In other words, what Broshius alleged is called a “liability-only” class, a very clever device first popularized in a case involving washing machines sold by Sears alleged to be prone to growing mold. In that case, the Seventh Circuit Court of Appeals explained that a class action may be certified on a classwide theory of liability, and determine each class member’s damages later.

A class action is the efficient procedure for litigation of a case such as this . . . .A determination of liability could be followed by individual hearings to determine the damages sustained by each class member. The parties probably would agree on a schedule of damages based on the cost of fixing or replacing class members’ mold-contaminated washing machines. In that event the hearings would be brief; indeed the case would probably be quickly settled.

Based on that precedent, the Ninth Circuit in Senne certified several liability classes noting, I think correctly, that the common course of conduct by MLB was the overarching question.

Defendants do not seriously contest that their policy is to deny players compensation during spring training, extended spring training, and the instructional leagues—nor could they credibly do so . . . . And as we have long held, such uniform corporate policies “carry great weight for certification purposes.” . . . Damages may well vary, and may require individualized calculations. But “the rule is clear: the need for individual damages calculations does not, alone, defeat class certification.”

This ruling is rather close to a worst-case scenario for Major League Baseball, not just because a trial would mean the risk of owing thousands of players thousands of dollars each, but also because a loss would result in the entire minor league payment scheme being found to violate minimum wage standards as a matter of law. In other words, the Ninth Circuit said, in essence, that Broshius can put on trial MLB’s policy of treating minor leaguers as apprentices.

It’s for this reason that MLB immediately asked the Ninth Circuit to reconsider its ruling, in something called en banc review. Typically, a panel of three appellate judges considers appeals, and in en banc review, all of the appellate judges in that Circuit consider the appeal. That request was widely expected to be granted given the scope of the issues raised, but in a stunning move, the Ninth Circuit denied MLB’s request earlier this year.

The league has petitioned the Supreme Court of the United States for a writ of certiorari - in other words, to hear the case, and to stay proceedings until it decides. The current justices on SCOTUS has been extremely skeptical of class actions in the past. That said, SCOTUS typically only grants about eighty or so of the thousands of petitions for certiorari it receives annually, and accepting class certification review is even more rare, so the league’s odds of even having the court hear the case are not good.

Moreover, petitioning the court for review of this ruling whilst it is very publicly attempting to eliminate 42 minor league teams could be a dangerous game. After all, SCOTUS is the one government body capable of eliminating the league’s antitrust exemption with a stroke of the proverbial pen, and MLB bringing this case before the High Court now is a rather high-risk venture, especially with notable baseball fans already among its members.

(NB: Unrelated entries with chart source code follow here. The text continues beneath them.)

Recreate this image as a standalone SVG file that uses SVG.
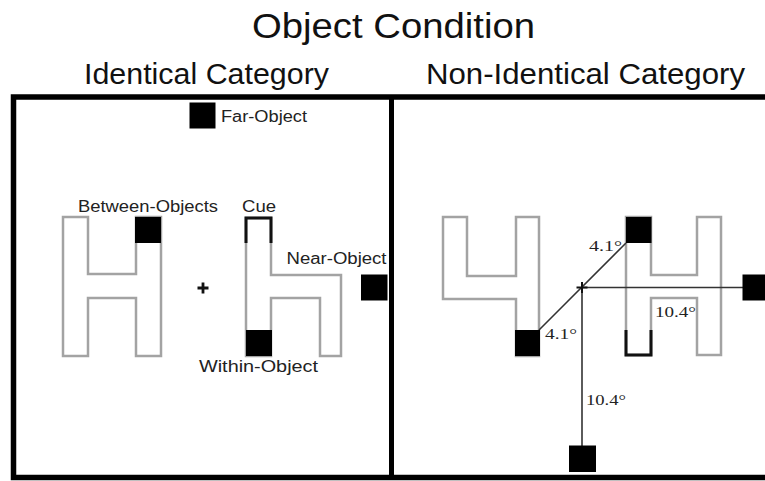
<svg xmlns="http://www.w3.org/2000/svg" width="765" height="481" viewBox="0 0 765 481">
<style>
.title{font-family:"Liberation Sans",Arial,sans-serif;fill:#111}
.lbl{font-family:"Liberation Sans",Arial,sans-serif;font-size:16px;fill:#222}
.deg{font-family:"Liberation Serif","Times New Roman",serif;font-size:15px;fill:#222}
.shape{fill:none;stroke:#a3a3a3;stroke-width:2.5;stroke-linejoin:miter}
.cue{fill:none;stroke:#111;stroke-width:3}
.sq{fill:#000}
.conn{stroke:#333;stroke-width:1.6;fill:none}
.frame{fill:none;stroke:#000;stroke-width:5.5}
</style>
<rect width="765" height="481" fill="#fff"/>

<text class="title" x="252" y="38" font-size="35" textLength="283" lengthAdjust="spacingAndGlyphs">Object Condition</text>
<text class="title" x="84" y="84" font-size="30" textLength="245" lengthAdjust="spacingAndGlyphs">Identical Category</text>
<text class="title" x="426" y="84" font-size="30" textLength="319" lengthAdjust="spacingAndGlyphs">Non-Identical Category</text>

<g id="frame">
<rect class="frame" x="13.5" y="97" width="760" height="380.5"/>
<line x1="391.5" y1="97" x2="391.5" y2="478" stroke="#000" stroke-width="5"/>
</g>

<g id="left-panel">
<g id="far-object">
<rect class="sq" x="189.5" y="102.5" width="26" height="26"/>
<text class="lbl" x="221" y="121.5" textLength="86" lengthAdjust="spacingAndGlyphs">Far-Object</text>
</g>
<g id="shape-H-left">
<path class="shape" d="M63,217 H88 V274 H136 V217 H161 V356 H136 V298 H88 V356 H63 Z"/>
</g>
<g id="between-objects">
<rect class="sq" x="135" y="217" width="26" height="26"/>
<text class="lbl" x="78" y="212" textLength="140" lengthAdjust="spacingAndGlyphs">Between-Objects</text>
</g>
<g id="fixation-left">
<path d="M197.5,288 H208.5 M203,282.5 V293.5" stroke="#111" stroke-width="2.8"/>
</g>
<g id="shape-h-right">
<path class="shape" d="M246,218 H271 V275 H341 V356 H320 V298 H271 V356 H246 Z"/>
<path class="cue" d="M246,243 V218 H271 V243"/>
<text class="lbl" x="242" y="212" textLength="34" lengthAdjust="spacingAndGlyphs">Cue</text>
</g>
<g id="within-object">
<rect class="sq" x="246" y="330" width="26" height="26"/>
<text class="lbl" x="199" y="372" textLength="119" lengthAdjust="spacingAndGlyphs">Within-Object</text>
</g>
<g id="near-object">
<rect class="sq" x="361" y="274.5" width="26.5" height="26"/>
<text class="lbl" x="286.5" y="264" textLength="100" lengthAdjust="spacingAndGlyphs">Near-Object</text>
</g>
</g>

<g id="right-panel">
<g id="shape-4">
<path class="shape" d="M443,217 H467 V276 H516 V217 H539 V356 H516 V299 H443 Z"/>
</g>
<g id="shape-H-right">
<path class="shape" d="M626,217 H651 V275 H697 V217 H721 V355 H697 V298 H651 V355 H626 Z"/>
<path class="cue" d="M626,330 V355 H651 V330"/>
</g>
<g id="connectors">
<line class="conn" x1="539" y1="330" x2="626" y2="243"/>
<line class="conn" x1="582" y1="287.5" x2="743" y2="287.5"/>
<line class="conn" x1="582" y1="287.5" x2="582" y2="446"/>
<path d="M576.5,287.5 H587.5 M582,282 V293" stroke="#111" stroke-width="2"/>
</g>
<g id="square-lower-left"><rect class="sq" x="515" y="330" width="25" height="26"/></g>
<g id="square-upper"><rect class="sq" x="626" y="217" width="25.5" height="26"/></g>
<g id="square-right"><rect class="sq" x="742.5" y="274.5" width="25" height="26"/></g>
<g id="square-bottom"><rect class="sq" x="569" y="445.5" width="27" height="26.5"/></g>
<text class="deg" x="589" y="251" textLength="33" lengthAdjust="spacingAndGlyphs">4.1°</text>
<text class="deg" x="545" y="339" textLength="32" lengthAdjust="spacingAndGlyphs">4.1°</text>
<text class="deg" x="655" y="317" textLength="41" lengthAdjust="spacingAndGlyphs">10.4°</text>
<text class="deg" x="586" y="405" textLength="40" lengthAdjust="spacingAndGlyphs">10.4°</text>
</g>
</svg>
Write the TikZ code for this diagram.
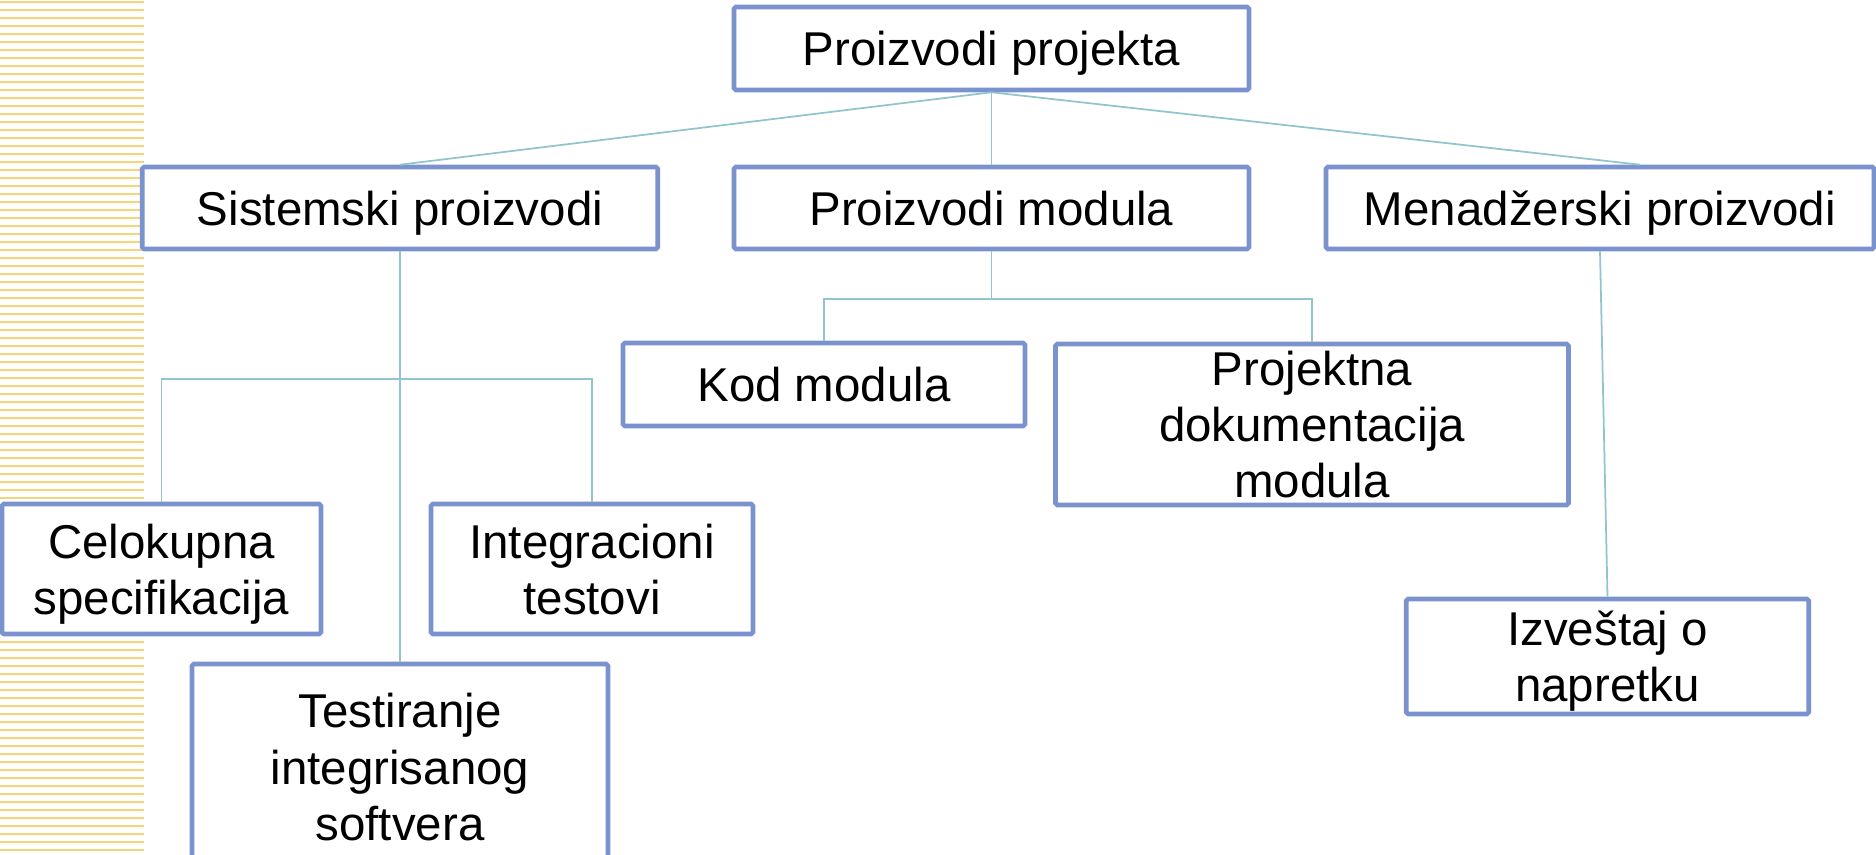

On the other hand, if SCOTUS does deny certiorari, MLB will quickly begin to run out of options. They could face a very public class-wide trial, with the risk of hundreds of millions of dollars in damages awarded to the class. They could settle the case, which would almost certainly require the end of the apprenticeship model of minor league baseball wages. Or they could simply end the minor leagues entirely, a step which Manfred has already hinted. But given the direction this litigation is proceeding, it’s more and more likely that the real reason MLB is seeking to contract the minor leagues is because they know that, fairly soon, the model of paying minor leaguers poverty wages is going to come to an end.